Directions
Quote each line of the material verbatim, without the pictures.

:: Data block ::

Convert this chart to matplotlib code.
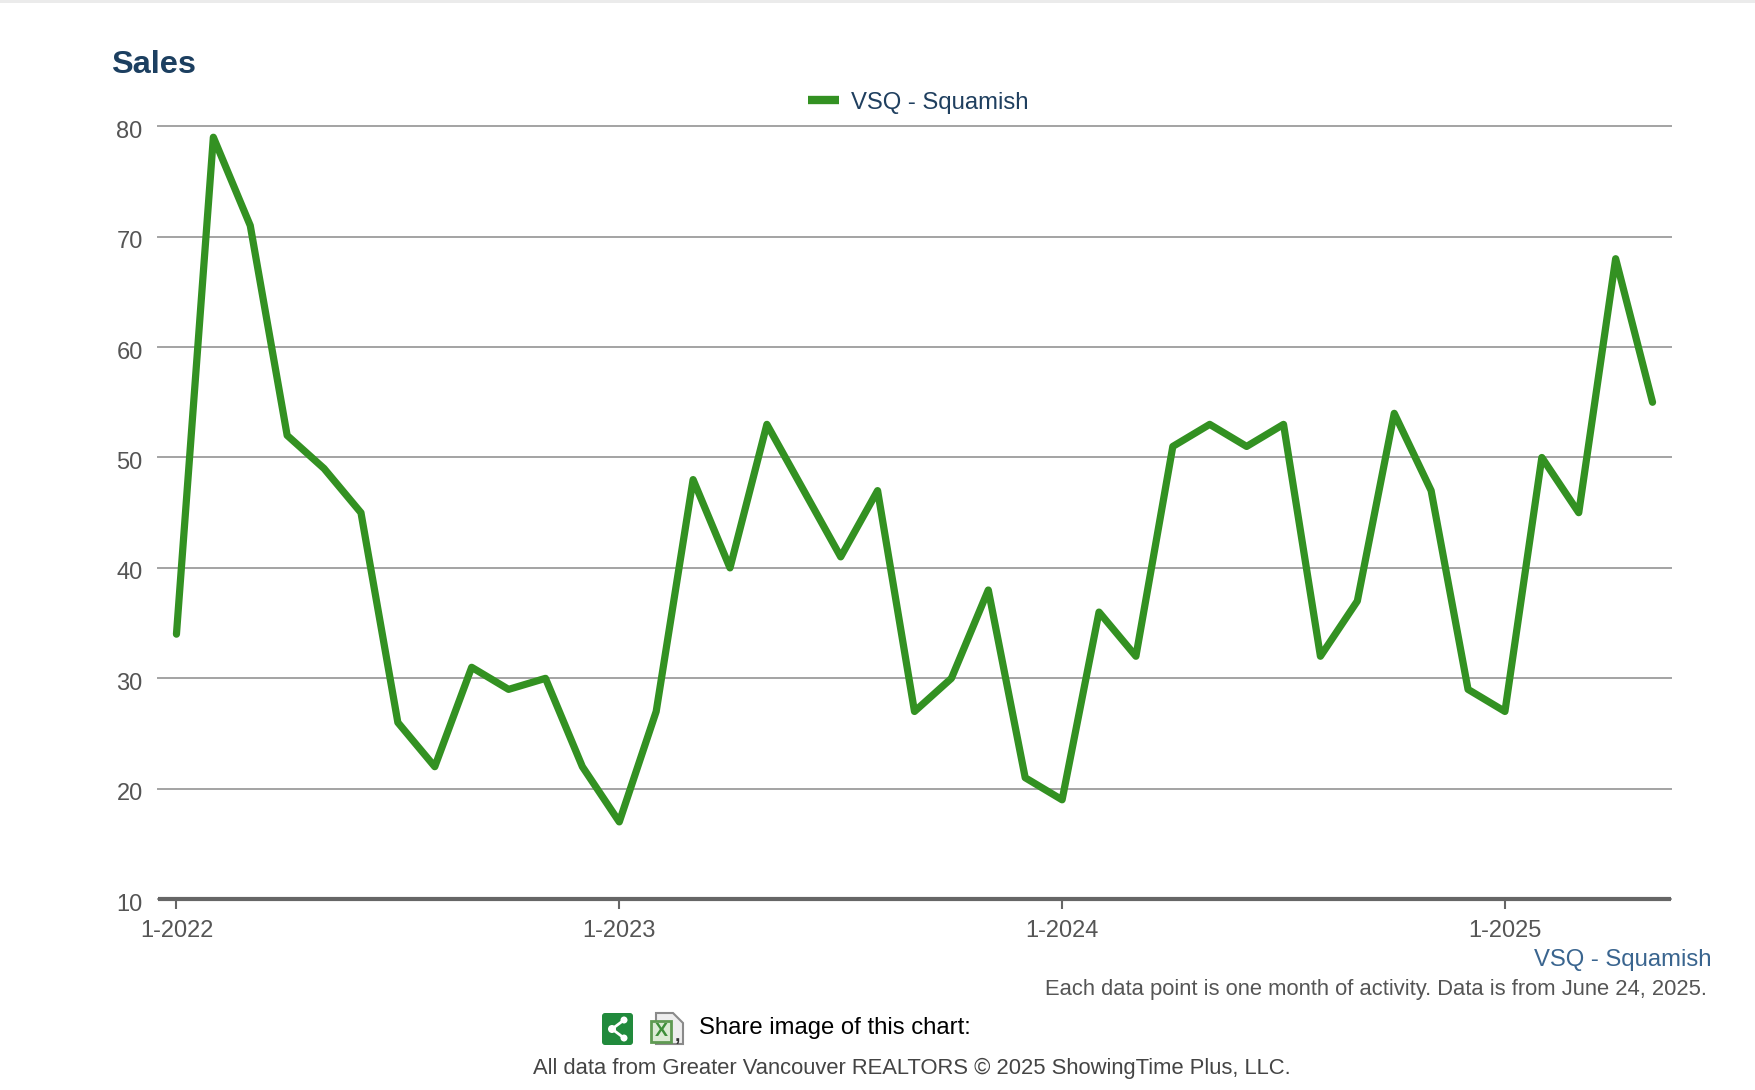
import matplotlib
matplotlib.use("Agg")
import matplotlib.pyplot as plt
from matplotlib.patches import FancyBboxPatch, Polygon, Rectangle, Circle
from matplotlib.transforms import ScaledTranslation

W, H = 1756, 1090

sales = [34, 79, 71, 52, 49, 45, 26, 22, 31, 29, 30, 22,
         17, 27, 48, 40, 53, 47, 41, 47, 27, 30, 38, 21,
         19, 36, 32, 51, 53, 51, 53, 32, 37, 54, 47, 29,
         27, 50, 45, 68, 55]
year_pos = [0, 12, 24, 36]
year_labels = ["1-2022", "1-2023", "1-2024", "1-2025"]
y_ticks = [10, 20, 30, 40, 50, 60, 70, 80]
series_name = "VSQ - Squamish"

plt.rcParams["font.family"] = ["Liberation Sans", "DejaVu Sans"]

fig = plt.figure(figsize=(W / 100, H / 100), dpi=100)
fig.patch.set_facecolor("white")

# page overlay in pixel coords, y going down
bg = fig.add_axes([0, 0, 1, 1])
bg.set_xlim(0, W)
bg.set_ylim(H, 0)
bg.axis("off")
bg.add_patch(Rectangle((0, 0), W, 2.5, color="#ebebeb", lw=0))

left, right, top, bottom = 158, 1671, 126.2, 899.2
ax = fig.add_axes([left / W, 1 - bottom / H, (right - left) / W, (bottom - top) / H])
ax.patch.set_alpha(0)
ax.plot(range(len(sales)), sales, color="#339122", lw=5.2, label=series_name,
        solid_joinstyle="round", solid_capstyle="round", zorder=3, clip_on=False)
ax.set_xlim(-0.5, 40.5)
ax.set_ylim(10, 80)
ax.set_xticks(year_pos)
ax.set_xticklabels(year_labels)
ax.set_yticks(y_ticks)
ax.grid(axis="y", color="#a3a3a3", lw=1.4, clip_on=False)
ax.set_axisbelow(True)
for s in ["top", "left", "right"]:
    ax.spines[s].set_visible(False)
ax.spines["bottom"].set_color("#666666")
ax.spines["bottom"].set_linewidth(3)
ax.spines["bottom"].set_capstyle("butt")
ax.tick_params(axis="x", length=7, width=1.5, color="#666666", labelcolor="#555555",
               labelsize=17, pad=8)
ax.tick_params(axis="y", length=0, labelcolor="#555555", labelsize=17, pad=11)
shift = ScaledTranslation(0, -3 / 100, fig.dpi_scale_trans)
for lab in ax.get_yticklabels():
    lab.set_transform(lab.get_transform() + shift)

leg = ax.legend(loc="center", bbox_to_anchor=(918 / W, 1 - 102.5 / H), bbox_transform=fig.transFigure,
                frameon=False, fontsize=17.2, handlelength=1.3, handletextpad=0.5,
                labelcolor="#1f3f5f")
leg.get_lines()[0].set_linewidth(6)
leg.get_lines()[0].set_solid_capstyle("butt")

bg.text(111, 65, "Sales", fontsize=23.4, fontweight="bold", color="#1c3f60", va="center")
bg.text(1712, 960, series_name, fontsize=17.2, color="#3a658f", ha="right", va="center")
bg.text(1707, 990, "Each data point is one month of activity. Data is from June 24, 2025.",
        fontsize=15.8, color="#555555", ha="right", va="center")
bg.text(699, 1028, "Share image of this chart:", fontsize=17.2, color="black", va="center")
bg.text(911.5, 1068, "All data from Greater Vancouver REALTORS © 2025 ShowingTime Plus, LLC.",
        fontsize=15.8, color="#444444", ha="center", va="center")

# share button
bg.add_patch(FancyBboxPatch((602, 1013), 31, 32, boxstyle="round,pad=0,rounding_size=3",
                            fc="#218a3c", ec="none"))
bg.plot([624, 612, 624], [1020, 1029, 1038], color="white", lw=2)
for cx, cy, r in [(624, 1020, 3.5), (612, 1029, 4), (624, 1038, 3.5)]:
    bg.add_patch(Circle((cx, cy), r, fc="white", ec="none"))

# excel button
bg.add_patch(Polygon([(656, 1013), (673, 1013), (683, 1023), (683, 1044), (656, 1044)],
                     fc="#eeeeee", ec="#8a8a8a", lw=1.5))
bg.add_patch(Rectangle((651, 1021), 20, 21, fc="#dcebd5", ec="#5f9a52", lw=2))
bg.text(661, 1031.5, "X", fontsize=14, fontweight="bold", color="#3f8f3a", ha="center", va="center")
bg.text(677, 1036, ",", fontsize=14, fontweight="bold", color="#333333", ha="center", va="center")

fig.savefig("out.png", dpi=100, facecolor="white")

:::

Answer to the problem
Convert this chart to matplotlib code.
import matplotlib
matplotlib.use("Agg")
import matplotlib.pyplot as plt
from matplotlib.patches import FancyBboxPatch, Polygon, Rectangle, Circle
from matplotlib.transforms import ScaledTranslation

W, H = 1756, 1090

sales = [34, 79, 71, 52, 49, 45, 26, 22, 31, 29, 30, 22,
         17, 27, 48, 40, 53, 47, 41, 47, 27, 30, 38, 21,
         19, 36, 32, 51, 53, 51, 53, 32, 37, 54, 47, 29,
         27, 50, 45, 68, 55]
year_pos = [0, 12, 24, 36]
year_labels = ["1-2022", "1-2023", "1-2024", "1-2025"]
y_ticks = [10, 20, 30, 40, 50, 60, 70, 80]
series_name = "VSQ - Squamish"

plt.rcParams["font.family"] = ["Liberation Sans", "DejaVu Sans"]

fig = plt.figure(figsize=(W / 100, H / 100), dpi=100)
fig.patch.set_facecolor("white")

# page overlay in pixel coords, y going down
bg = fig.add_axes([0, 0, 1, 1])
bg.set_xlim(0, W)
bg.set_ylim(H, 0)
bg.axis("off")
bg.add_patch(Rectangle((0, 0), W, 2.5, color="#ebebeb", lw=0))

left, right, top, bottom = 158, 1671, 126.2, 899.2
ax = fig.add_axes([left / W, 1 - bottom / H, (right - left) / W, (bottom - top) / H])
ax.patch.set_alpha(0)
ax.plot(range(len(sales)), sales, color="#339122", lw=5.2, label=series_name,
        solid_joinstyle="round", solid_capstyle="round", zorder=3, clip_on=False)
ax.set_xlim(-0.5, 40.5)
ax.set_ylim(10, 80)
ax.set_xticks(year_pos)
ax.set_xticklabels(year_labels)
ax.set_yticks(y_ticks)
ax.grid(axis="y", color="#a3a3a3", lw=1.4, clip_on=False)
ax.set_axisbelow(True)
for s in ["top", "left", "right"]:
    ax.spines[s].set_visible(False)
ax.spines["bottom"].set_color("#666666")
ax.spines["bottom"].set_linewidth(3)
ax.spines["bottom"].set_capstyle("butt")
ax.tick_params(axis="x", length=7, width=1.5, color="#666666", labelcolor="#555555",
               labelsize=17, pad=8)
ax.tick_params(axis="y", length=0, labelcolor="#555555", labelsize=17, pad=11)
shift = ScaledTranslation(0, -3 / 100, fig.dpi_scale_trans)
for lab in ax.get_yticklabels():
    lab.set_transform(lab.get_transform() + shift)

leg = ax.legend(loc="center", bbox_to_anchor=(918 / W, 1 - 102.5 / H), bbox_transform=fig.transFigure,
                frameon=False, fontsize=17.2, handlelength=1.3, handletextpad=0.5,
                labelcolor="#1f3f5f")
leg.get_lines()[0].set_linewidth(6)
leg.get_lines()[0].set_solid_capstyle("butt")

bg.text(111, 65, "Sales", fontsize=23.4, fontweight="bold", color="#1c3f60", va="center")
bg.text(1712, 960, series_name, fontsize=17.2, color="#3a658f", ha="right", va="center")
bg.text(1707, 990, "Each data point is one month of activity. Data is from June 24, 2025.",
        fontsize=15.8, color="#555555", ha="right", va="center")
bg.text(699, 1028, "Share image of this chart:", fontsize=17.2, color="black", va="center")
bg.text(911.5, 1068, "All data from Greater Vancouver REALTORS © 2025 ShowingTime Plus, LLC.",
        fontsize=15.8, color="#444444", ha="center", va="center")

# share button
bg.add_patch(FancyBboxPatch((602, 1013), 31, 32, boxstyle="round,pad=0,rounding_size=3",
                            fc="#218a3c", ec="none"))
bg.plot([624, 612, 624], [1020, 1029, 1038], color="white", lw=2)
for cx, cy, r in [(624, 1020, 3.5), (612, 1029, 4), (624, 1038, 3.5)]:
    bg.add_patch(Circle((cx, cy), r, fc="white", ec="none"))

# excel button
bg.add_patch(Polygon([(656, 1013), (673, 1013), (683, 1023), (683, 1044), (656, 1044)],
                     fc="#eeeeee", ec="#8a8a8a", lw=1.5))
bg.add_patch(Rectangle((651, 1021), 20, 21, fc="#dcebd5", ec="#5f9a52", lw=2))
bg.text(661, 1031.5, "X", fontsize=14, fontweight="bold", color="#3f8f3a", ha="center", va="center")
bg.text(677, 1036, ",", fontsize=14, fontweight="bold", color="#333333", ha="center", va="center")

fig.savefig("out.png", dpi=100, facecolor="white")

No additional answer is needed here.